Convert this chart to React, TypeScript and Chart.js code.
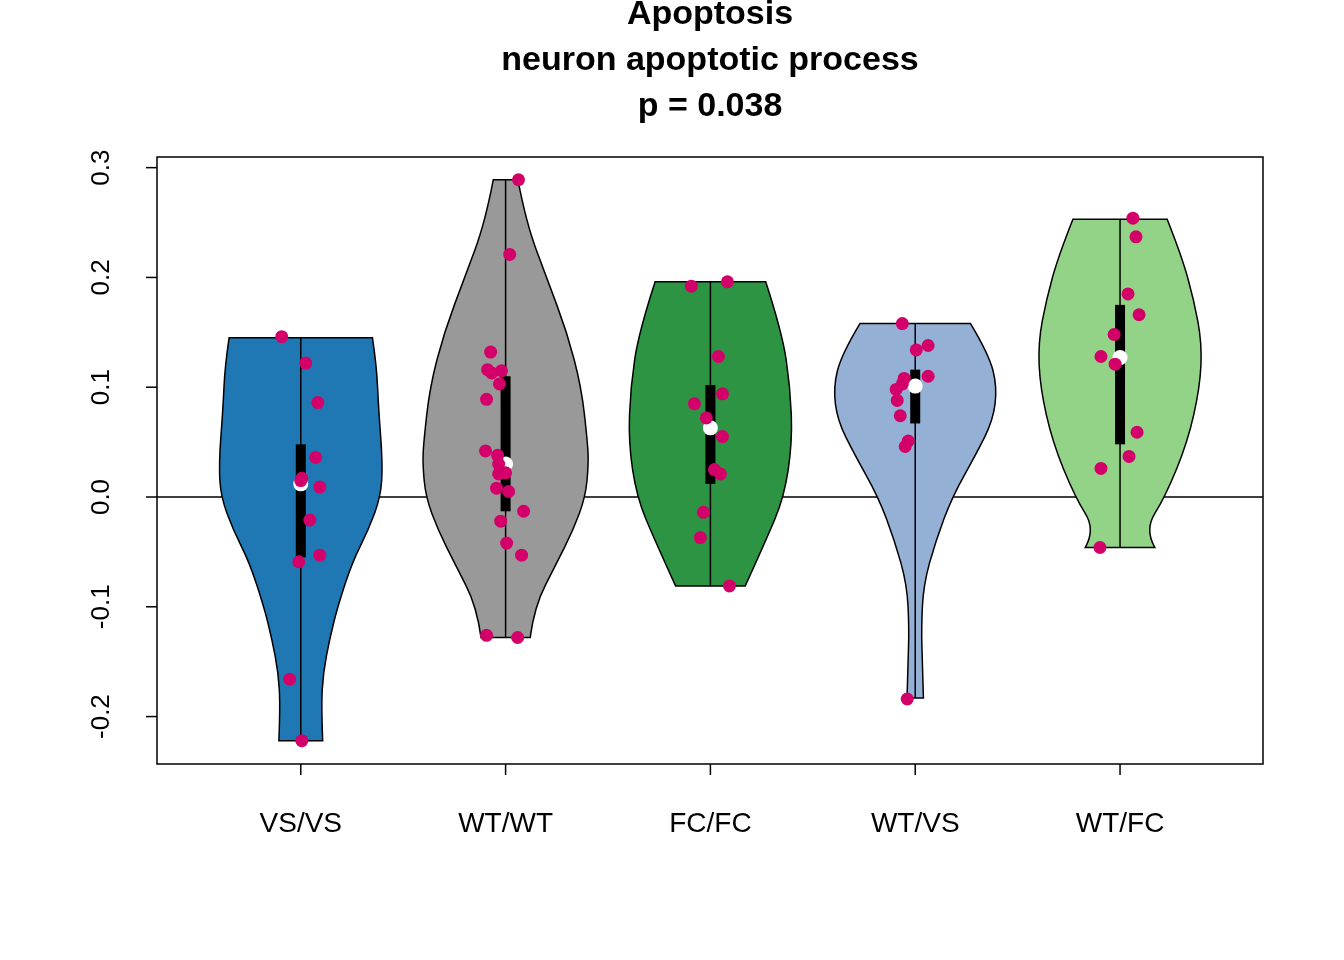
import { useEffect, useRef } from "react"
import { Chart, registerables } from "chart.js"

Chart.register(...registerables)

const groups = ["VS/VS", "WT/WT", "FC/FC", "WT/VS", "WT/FC"]
const fills = ["#1F78B4", "#999999", "#2C9443", "#95B0D5", "#93D388"]
const yTicks = [-0.2, -0.1, 0.0, 0.1, 0.2, 0.3]

// violin outline: [value, half width in category units], bottom to top
const violins: number[][][] = [
  [[-0.222, 0.107], [-0.19, 0.1], [-0.16, 0.11], [-0.13, 0.14], [-0.1, 0.18], [-0.06, 0.25], [-0.03, 0.33], [0.0, 0.39], [0.03, 0.4], [0.08, 0.38], [0.12, 0.37], [0.145, 0.35]],
  [[-0.128, 0.12], [-0.1, 0.14], [-0.06, 0.25], [-0.03, 0.33], [0.0, 0.39], [0.03, 0.405], [0.05, 0.4], [0.1, 0.37], [0.15, 0.3], [0.2, 0.2], [0.25, 0.1], [0.289, 0.06]],
  [[-0.081, 0.17], [-0.04, 0.27], [0.0, 0.36], [0.05, 0.4], [0.1, 0.39], [0.15, 0.35], [0.196, 0.27]],
  [[-0.183, 0.04], [-0.15, 0.035], [-0.12, 0.03], [-0.08, 0.04], [-0.04, 0.1], [0.0, 0.18], [0.04, 0.3], [0.07, 0.38], [0.1, 0.4], [0.13, 0.36], [0.158, 0.27]],
  [[-0.046, 0.17], [-0.03, 0.12], [0.0, 0.22], [0.05, 0.33], [0.1, 0.39], [0.14, 0.4], [0.18, 0.36], [0.22, 0.3], [0.253, 0.23]],
]
const q1 = [-0.055, -0.013, 0.012, 0.067, 0.048]
const q3 = [0.048, 0.11, 0.102, 0.116, 0.175]
const medians = [0.012, 0.03, 0.063, 0.101, 0.127]

// points: [jitter, value]
const points: number[][][] = [
  [[-0.093, 0.146], [0.024, 0.122], [0.083, 0.086], [0.073, 0.036], [0.093, 0.009], [0.005, 0.017], [0, 0.015], [0.044, -0.021], [0.093, -0.053], [-0.01, -0.059], [-0.054, -0.166], [0.005, -0.222]],
  [[0.063, 0.289], [0.02, 0.221], [-0.073, 0.132], [-0.088, 0.116], [-0.068, 0.113], [-0.02, 0.115], [-0.03, 0.103], [-0.093, 0.089], [-0.098, 0.042], [-0.039, 0.038], [-0.034, 0.03], [-0.024, 0.023], [0, 0.022], [-0.034, 0.021], [-0.044, 0.008], [0.015, 0.005], [0.088, -0.013], [-0.024, -0.022], [0.005, -0.042], [0.078, -0.053], [-0.093, -0.126], [0.059, -0.128]],
  [[-0.093, 0.192], [0.083, 0.196], [0.039, 0.128], [-0.078, 0.085], [0.059, 0.094], [-0.02, 0.072], [0.059, 0.055], [0.02, 0.025], [0.049, 0.021], [-0.034, -0.014], [-0.049, -0.037], [0.093, -0.081]],
  [[-0.063, 0.158], [0.005, 0.134], [0.063, 0.138], [-0.054, 0.108], [0.063, 0.11], [-0.093, 0.098], [-0.063, 0.103], [-0.088, 0.088], [-0.073, 0.074], [-0.034, 0.051], [-0.049, 0.046], [-0.039, -0.184]],
  [[0.063, 0.254], [0.078, 0.237], [0.039, 0.185], [0.093, 0.166], [-0.029, 0.148], [-0.093, 0.128], [-0.024, 0.121], [0.083, 0.059], [0.044, 0.037], [-0.093, 0.026], [-0.098, -0.046]],
]

const FONT = "Liberation Sans, Arial, sans-serif"

const violinPlugin = {
  id: "violins",
  beforeDatasetsDraw(chart: any) {
    const { ctx, chartArea: a } = chart
    const x = chart.scales.x
    const y = chart.scales.y
    ctx.save()
    // zero line
    ctx.strokeStyle = "#000"
    ctx.lineWidth = 1.5
    ctx.beginPath()
    ctx.moveTo(a.left, y.getPixelForValue(0))
    ctx.lineTo(a.right, y.getPixelForValue(0))
    ctx.stroke()
    violins.forEach((prof, i) => {
      const c = i + 1
      const right = prof.map(([v, w]) => [x.getPixelForValue(c + w), y.getPixelForValue(v)])
      const left = prof.slice().reverse().map(([v, w]) => [x.getPixelForValue(c - w), y.getPixelForValue(v)])
      const pts = right.concat(left)
      ctx.beginPath()
      ctx.moveTo(pts[0][0], pts[0][1])
      const smooth = (arr: number[][]) => {
        for (let k = 1; k < arr.length - 1; k++) {
          const mx = (arr[k][0] + arr[k + 1][0]) / 2
          const my = (arr[k][1] + arr[k + 1][1]) / 2
          ctx.quadraticCurveTo(arr[k][0], arr[k][1], k === arr.length - 2 ? arr[k + 1][0] : mx, k === arr.length - 2 ? arr[k + 1][1] : my)
        }
      }
      smooth(right)
      ctx.lineTo(left[0][0], left[0][1])
      smooth(left)
      ctx.closePath()
      ctx.fillStyle = fills[i]
      ctx.fill()
      ctx.lineWidth = 1.5
      ctx.stroke()
      const cx = x.getPixelForValue(c)
      ctx.beginPath()
      ctx.moveTo(cx, y.getPixelForValue(prof[0][0]))
      ctx.lineTo(cx, y.getPixelForValue(prof[prof.length - 1][0]))
      ctx.stroke()
      ctx.fillStyle = "#000"
      ctx.fillRect(cx - 5, y.getPixelForValue(q3[i]), 10, y.getPixelForValue(q1[i]) - y.getPixelForValue(q3[i]))
      ctx.fillStyle = "#fff"
      ctx.beginPath()
      ctx.arc(cx, y.getPixelForValue(medians[i]), 7.5, 0, Math.PI * 2)
      ctx.fill()
    })
    ctx.restore()
  },
  afterDraw(chart: any) {
    const { ctx, chartArea: a } = chart
    const x = chart.scales.x
    const y = chart.scales.y
    ctx.save()
    ctx.strokeStyle = "#000"
    ctx.fillStyle = "#000"
    ctx.lineWidth = 1.5
    ctx.strokeRect(a.left, a.top, a.right - a.left, a.bottom - a.top)
    ctx.font = `26px ${FONT}`
    ctx.textAlign = "center"
    ctx.textBaseline = "middle"
    yTicks.forEach((t) => {
      const py = y.getPixelForValue(t)
      ctx.beginPath()
      ctx.moveTo(a.left, py)
      ctx.lineTo(a.left - 11, py)
      ctx.stroke()
      ctx.save()
      ctx.translate(102, py)
      ctx.rotate(-Math.PI / 2)
      ctx.fillText(t.toFixed(1), 0, 0)
      ctx.restore()
    })
    ctx.font = `28px ${FONT}`
    groups.forEach((g, i) => {
      const px = x.getPixelForValue(i + 1)
      ctx.beginPath()
      ctx.moveTo(px, a.bottom)
      ctx.lineTo(px, a.bottom + 11)
      ctx.stroke()
      ctx.fillText(g, px, 824)
    })
    ctx.font = `bold 34px ${FONT}`
    const tx = (a.left + a.right) / 2
    ctx.fillText("Apoptosis", tx, 15)
    ctx.fillText("neuron apoptotic process", tx, 61)
    ctx.fillText("p = 0.038", tx, 107)
    ctx.restore()
  },
}

export default function App() {
  const ref = useRef<HTMLCanvasElement>(null)
  useEffect(() => {
    document.body.style.margin = "0"
    if (!ref.current) return
    const chart = new Chart(ref.current, {
      type: "scatter",
      data: {
        datasets: points.map((g, i) => ({
          data: g.map(([j, v]) => ({ x: i + 1 + j, y: v })),
          backgroundColor: "#D4006A",
          borderWidth: 0,
          pointRadius: 6.5,
        })),
      },
      options: {
        animation: false,
        responsive: false,
        layout: { padding: { left: 157, right: 81, top: 157, bottom: 196 } },
        plugins: { legend: { display: false }, tooltip: { enabled: false } },
        scales: {
          x: { type: "linear", min: 0.298, max: 5.698, display: false },
          y: { min: -0.2432, max: 0.3097, display: false },
        },
      },
      plugins: [violinPlugin],
    })
    return () => chart.destroy()
  }, [])
  return <canvas ref={ref} width={1344} height={960} style={{ display: "block" }} />
}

----------

STATED EXERCISE >>
Leave out the pictures and restate, word for word, the lines from the top of the data through the line containing "const yTicks = [-0.2, -0.1, 0.0, 0.1, 0.2, 0.3]", both included.

PROBLEM SOLUTION >>
Convert this chart to React, TypeScript and Chart.js code.
import { useEffect, useRef } from "react"
import { Chart, registerables } from "chart.js"

Chart.register(...registerables)

const groups = ["VS/VS", "WT/WT", "FC/FC", "WT/VS", "WT/FC"]
const fills = ["#1F78B4", "#999999", "#2C9443", "#95B0D5", "#93D388"]
const yTicks = [-0.2, -0.1, 0.0, 0.1, 0.2, 0.3]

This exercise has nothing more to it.